## GIVEN EXERCISE
Everything from the first line of the data below through the line that contains "import plotly.graph_objects as go" should be written out exactly, please, and nothing more; the pictures stay out.

**** INFORMATION PROVIDED ****

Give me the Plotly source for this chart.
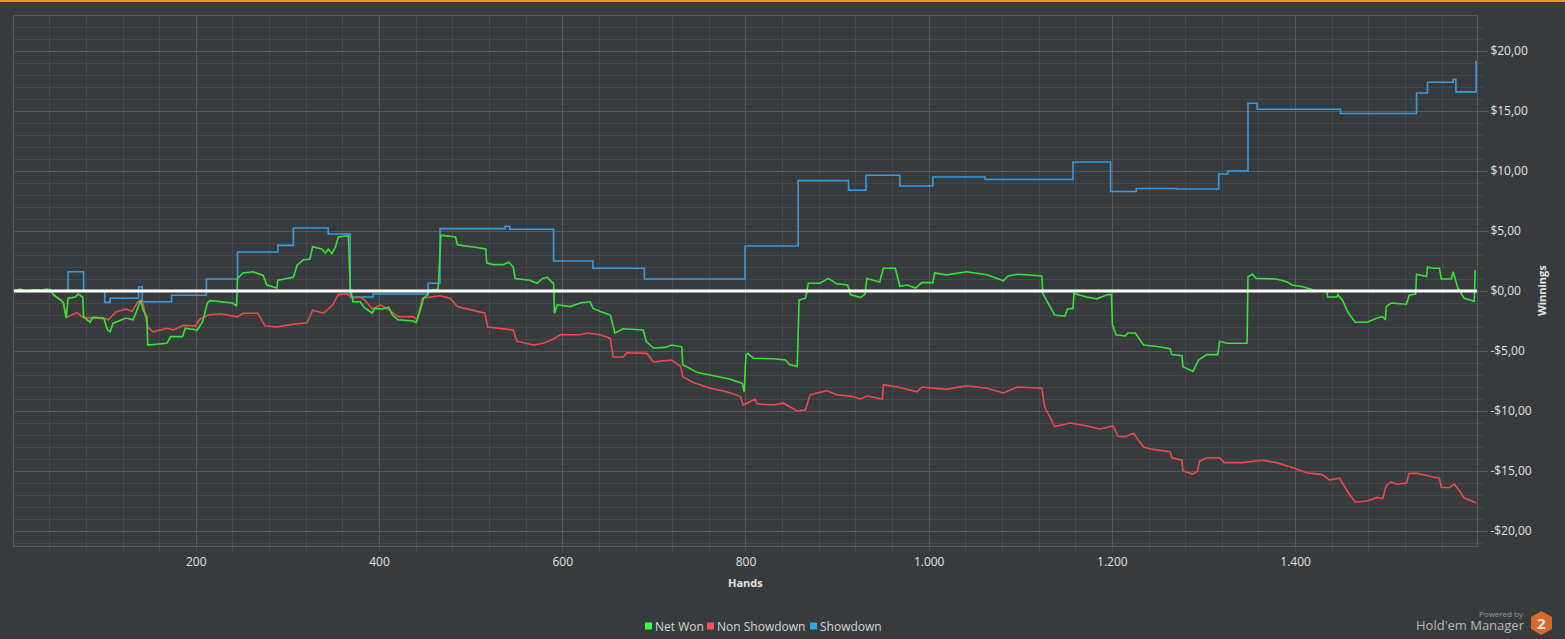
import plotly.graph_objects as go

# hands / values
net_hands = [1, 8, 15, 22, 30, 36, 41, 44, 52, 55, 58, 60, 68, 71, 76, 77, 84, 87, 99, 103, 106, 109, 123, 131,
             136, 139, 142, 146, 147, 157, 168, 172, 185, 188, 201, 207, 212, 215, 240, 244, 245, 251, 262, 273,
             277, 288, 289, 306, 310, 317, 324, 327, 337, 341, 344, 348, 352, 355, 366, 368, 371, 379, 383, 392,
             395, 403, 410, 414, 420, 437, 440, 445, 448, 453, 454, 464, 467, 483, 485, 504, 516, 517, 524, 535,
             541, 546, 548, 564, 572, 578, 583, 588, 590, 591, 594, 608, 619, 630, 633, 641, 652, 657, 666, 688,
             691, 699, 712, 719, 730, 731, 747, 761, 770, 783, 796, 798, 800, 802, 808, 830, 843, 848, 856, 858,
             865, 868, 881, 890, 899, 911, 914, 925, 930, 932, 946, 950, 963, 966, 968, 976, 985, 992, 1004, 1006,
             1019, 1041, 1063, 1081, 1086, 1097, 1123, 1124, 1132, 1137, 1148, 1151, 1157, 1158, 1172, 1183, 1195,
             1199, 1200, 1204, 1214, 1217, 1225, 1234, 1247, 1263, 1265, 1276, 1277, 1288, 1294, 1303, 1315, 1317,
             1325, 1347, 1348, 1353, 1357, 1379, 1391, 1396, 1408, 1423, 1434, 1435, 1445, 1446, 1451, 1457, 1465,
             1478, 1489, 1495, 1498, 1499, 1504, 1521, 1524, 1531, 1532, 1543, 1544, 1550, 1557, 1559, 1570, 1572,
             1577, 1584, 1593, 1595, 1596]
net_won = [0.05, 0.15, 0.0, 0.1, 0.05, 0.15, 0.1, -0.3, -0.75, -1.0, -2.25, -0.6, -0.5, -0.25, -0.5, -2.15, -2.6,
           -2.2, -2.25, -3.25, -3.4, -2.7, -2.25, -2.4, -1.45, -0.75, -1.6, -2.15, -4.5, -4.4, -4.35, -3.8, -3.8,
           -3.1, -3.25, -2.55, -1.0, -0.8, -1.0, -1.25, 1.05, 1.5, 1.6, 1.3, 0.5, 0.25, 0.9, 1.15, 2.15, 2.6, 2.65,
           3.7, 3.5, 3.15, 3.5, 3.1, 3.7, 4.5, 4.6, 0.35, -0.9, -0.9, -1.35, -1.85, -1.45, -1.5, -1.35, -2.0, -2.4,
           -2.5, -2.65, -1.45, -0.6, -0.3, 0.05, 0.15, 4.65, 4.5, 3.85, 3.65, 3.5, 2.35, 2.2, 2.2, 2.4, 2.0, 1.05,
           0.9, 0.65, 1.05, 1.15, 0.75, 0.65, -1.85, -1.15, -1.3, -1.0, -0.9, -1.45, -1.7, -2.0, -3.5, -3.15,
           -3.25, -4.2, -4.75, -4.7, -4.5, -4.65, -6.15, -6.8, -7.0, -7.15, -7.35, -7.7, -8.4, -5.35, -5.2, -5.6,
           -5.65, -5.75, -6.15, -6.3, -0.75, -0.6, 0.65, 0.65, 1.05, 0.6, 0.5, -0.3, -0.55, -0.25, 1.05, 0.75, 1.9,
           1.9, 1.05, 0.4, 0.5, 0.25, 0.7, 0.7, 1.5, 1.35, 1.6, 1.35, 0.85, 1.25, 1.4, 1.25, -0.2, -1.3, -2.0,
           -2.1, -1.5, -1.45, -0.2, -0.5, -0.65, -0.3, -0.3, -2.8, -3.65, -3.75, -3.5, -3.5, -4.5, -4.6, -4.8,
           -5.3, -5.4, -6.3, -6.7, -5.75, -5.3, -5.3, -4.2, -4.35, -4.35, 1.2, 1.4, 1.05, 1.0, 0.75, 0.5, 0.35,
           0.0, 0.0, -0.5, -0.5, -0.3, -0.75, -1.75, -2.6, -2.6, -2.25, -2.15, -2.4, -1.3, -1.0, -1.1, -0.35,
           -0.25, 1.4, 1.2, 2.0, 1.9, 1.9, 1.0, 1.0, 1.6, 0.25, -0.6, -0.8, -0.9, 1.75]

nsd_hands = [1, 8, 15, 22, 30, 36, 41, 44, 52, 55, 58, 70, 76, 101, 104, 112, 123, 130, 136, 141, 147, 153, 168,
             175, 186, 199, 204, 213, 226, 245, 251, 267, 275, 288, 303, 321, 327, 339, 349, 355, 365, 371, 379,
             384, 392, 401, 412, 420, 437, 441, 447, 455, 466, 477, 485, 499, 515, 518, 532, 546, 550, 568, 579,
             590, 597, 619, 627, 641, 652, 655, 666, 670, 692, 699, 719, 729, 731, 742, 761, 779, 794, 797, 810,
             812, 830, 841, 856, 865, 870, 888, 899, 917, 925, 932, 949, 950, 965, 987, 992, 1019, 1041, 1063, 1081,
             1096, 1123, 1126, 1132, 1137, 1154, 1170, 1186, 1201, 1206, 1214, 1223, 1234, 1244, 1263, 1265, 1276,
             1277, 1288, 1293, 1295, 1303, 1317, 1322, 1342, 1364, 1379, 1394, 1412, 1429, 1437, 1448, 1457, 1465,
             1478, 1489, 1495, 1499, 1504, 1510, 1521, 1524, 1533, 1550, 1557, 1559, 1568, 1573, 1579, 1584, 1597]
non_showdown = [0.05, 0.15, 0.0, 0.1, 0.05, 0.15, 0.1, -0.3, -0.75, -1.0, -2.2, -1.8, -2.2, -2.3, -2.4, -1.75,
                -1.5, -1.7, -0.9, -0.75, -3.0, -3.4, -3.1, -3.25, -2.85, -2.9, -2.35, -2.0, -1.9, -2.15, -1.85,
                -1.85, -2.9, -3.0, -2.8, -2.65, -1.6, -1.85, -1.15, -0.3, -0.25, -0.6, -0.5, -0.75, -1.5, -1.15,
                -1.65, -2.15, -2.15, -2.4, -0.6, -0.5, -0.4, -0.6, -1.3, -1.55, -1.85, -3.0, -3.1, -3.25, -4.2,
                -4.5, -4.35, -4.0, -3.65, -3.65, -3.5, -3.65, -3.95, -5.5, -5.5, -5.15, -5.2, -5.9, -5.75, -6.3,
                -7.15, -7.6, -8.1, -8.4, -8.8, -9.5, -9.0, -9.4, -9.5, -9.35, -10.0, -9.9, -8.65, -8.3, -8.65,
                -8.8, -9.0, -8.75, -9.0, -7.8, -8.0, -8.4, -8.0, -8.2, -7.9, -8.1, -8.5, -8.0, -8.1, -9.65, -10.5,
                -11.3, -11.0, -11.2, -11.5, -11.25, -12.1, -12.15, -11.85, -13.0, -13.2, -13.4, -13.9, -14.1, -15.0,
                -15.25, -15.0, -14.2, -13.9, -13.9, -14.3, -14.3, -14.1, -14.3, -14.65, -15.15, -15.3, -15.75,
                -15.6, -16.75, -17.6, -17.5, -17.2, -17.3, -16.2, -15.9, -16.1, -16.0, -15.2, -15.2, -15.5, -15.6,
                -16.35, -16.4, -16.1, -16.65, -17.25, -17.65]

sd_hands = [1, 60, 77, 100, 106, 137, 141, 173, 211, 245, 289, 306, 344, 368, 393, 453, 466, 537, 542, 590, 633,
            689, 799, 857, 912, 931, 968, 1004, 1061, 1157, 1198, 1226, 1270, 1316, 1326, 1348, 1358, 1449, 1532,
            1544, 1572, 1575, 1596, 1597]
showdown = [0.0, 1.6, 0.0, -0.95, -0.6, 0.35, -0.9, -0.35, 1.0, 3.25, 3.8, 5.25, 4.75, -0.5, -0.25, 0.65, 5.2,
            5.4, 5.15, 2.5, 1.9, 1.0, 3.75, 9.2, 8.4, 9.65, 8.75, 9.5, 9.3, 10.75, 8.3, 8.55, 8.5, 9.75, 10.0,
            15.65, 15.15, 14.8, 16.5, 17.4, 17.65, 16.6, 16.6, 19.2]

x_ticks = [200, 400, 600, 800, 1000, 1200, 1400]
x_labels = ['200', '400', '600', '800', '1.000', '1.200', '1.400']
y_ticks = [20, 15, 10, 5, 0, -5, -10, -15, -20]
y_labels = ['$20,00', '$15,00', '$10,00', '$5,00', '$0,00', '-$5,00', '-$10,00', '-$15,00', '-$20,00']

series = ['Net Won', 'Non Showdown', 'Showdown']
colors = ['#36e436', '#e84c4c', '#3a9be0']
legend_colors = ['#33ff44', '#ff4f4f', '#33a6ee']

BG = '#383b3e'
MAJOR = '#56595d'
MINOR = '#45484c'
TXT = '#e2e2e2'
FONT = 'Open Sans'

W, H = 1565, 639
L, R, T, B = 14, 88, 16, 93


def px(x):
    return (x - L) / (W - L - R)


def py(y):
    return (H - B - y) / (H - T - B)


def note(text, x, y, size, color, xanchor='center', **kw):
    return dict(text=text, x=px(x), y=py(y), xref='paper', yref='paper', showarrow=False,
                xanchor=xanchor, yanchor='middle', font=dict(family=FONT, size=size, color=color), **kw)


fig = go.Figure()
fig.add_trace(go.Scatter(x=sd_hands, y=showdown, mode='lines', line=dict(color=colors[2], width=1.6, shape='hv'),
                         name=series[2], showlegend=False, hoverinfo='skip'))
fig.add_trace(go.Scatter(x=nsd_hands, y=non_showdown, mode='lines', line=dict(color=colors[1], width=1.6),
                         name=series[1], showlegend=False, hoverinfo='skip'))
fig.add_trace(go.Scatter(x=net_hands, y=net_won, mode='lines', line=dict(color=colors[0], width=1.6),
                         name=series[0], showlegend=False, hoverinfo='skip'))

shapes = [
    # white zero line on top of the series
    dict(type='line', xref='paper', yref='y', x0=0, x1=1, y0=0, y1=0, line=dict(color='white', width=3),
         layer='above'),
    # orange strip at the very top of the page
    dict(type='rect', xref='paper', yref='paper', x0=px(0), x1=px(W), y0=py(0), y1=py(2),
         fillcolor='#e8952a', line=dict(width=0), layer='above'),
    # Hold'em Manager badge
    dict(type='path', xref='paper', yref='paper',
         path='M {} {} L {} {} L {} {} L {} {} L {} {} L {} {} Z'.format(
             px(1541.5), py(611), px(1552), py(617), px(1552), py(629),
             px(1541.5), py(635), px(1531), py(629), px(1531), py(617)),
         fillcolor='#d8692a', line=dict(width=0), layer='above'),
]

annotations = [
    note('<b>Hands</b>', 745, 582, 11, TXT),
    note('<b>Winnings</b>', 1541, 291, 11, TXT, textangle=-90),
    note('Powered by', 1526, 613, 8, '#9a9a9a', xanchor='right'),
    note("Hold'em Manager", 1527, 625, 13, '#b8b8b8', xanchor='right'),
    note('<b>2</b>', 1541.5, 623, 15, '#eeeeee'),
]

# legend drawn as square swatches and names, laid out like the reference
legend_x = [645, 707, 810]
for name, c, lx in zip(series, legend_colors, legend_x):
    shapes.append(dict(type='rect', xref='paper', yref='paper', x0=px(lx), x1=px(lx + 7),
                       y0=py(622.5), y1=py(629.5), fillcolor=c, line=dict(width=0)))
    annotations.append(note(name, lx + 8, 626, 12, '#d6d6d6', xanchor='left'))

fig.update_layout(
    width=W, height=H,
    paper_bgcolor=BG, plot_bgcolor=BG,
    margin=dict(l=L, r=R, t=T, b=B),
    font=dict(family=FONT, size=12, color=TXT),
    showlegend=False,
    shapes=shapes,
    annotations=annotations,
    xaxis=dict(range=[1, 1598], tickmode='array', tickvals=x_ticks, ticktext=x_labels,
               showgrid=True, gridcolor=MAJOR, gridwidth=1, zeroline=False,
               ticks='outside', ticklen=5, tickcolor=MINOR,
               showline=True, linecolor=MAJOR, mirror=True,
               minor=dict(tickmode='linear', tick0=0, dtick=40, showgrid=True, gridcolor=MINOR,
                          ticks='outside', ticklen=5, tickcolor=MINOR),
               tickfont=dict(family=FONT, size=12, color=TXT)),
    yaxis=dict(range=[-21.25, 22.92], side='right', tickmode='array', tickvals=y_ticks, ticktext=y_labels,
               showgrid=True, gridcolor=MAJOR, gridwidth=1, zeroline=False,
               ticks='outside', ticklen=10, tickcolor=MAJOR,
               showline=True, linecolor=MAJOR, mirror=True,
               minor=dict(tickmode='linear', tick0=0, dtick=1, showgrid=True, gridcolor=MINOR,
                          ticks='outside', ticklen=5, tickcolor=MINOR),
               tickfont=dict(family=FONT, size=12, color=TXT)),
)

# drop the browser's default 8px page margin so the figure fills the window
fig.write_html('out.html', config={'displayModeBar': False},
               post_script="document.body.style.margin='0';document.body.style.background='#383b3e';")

****

## EXERCISE RESPONSE
Give me the Plotly source for this chart.
import plotly.graph_objects as go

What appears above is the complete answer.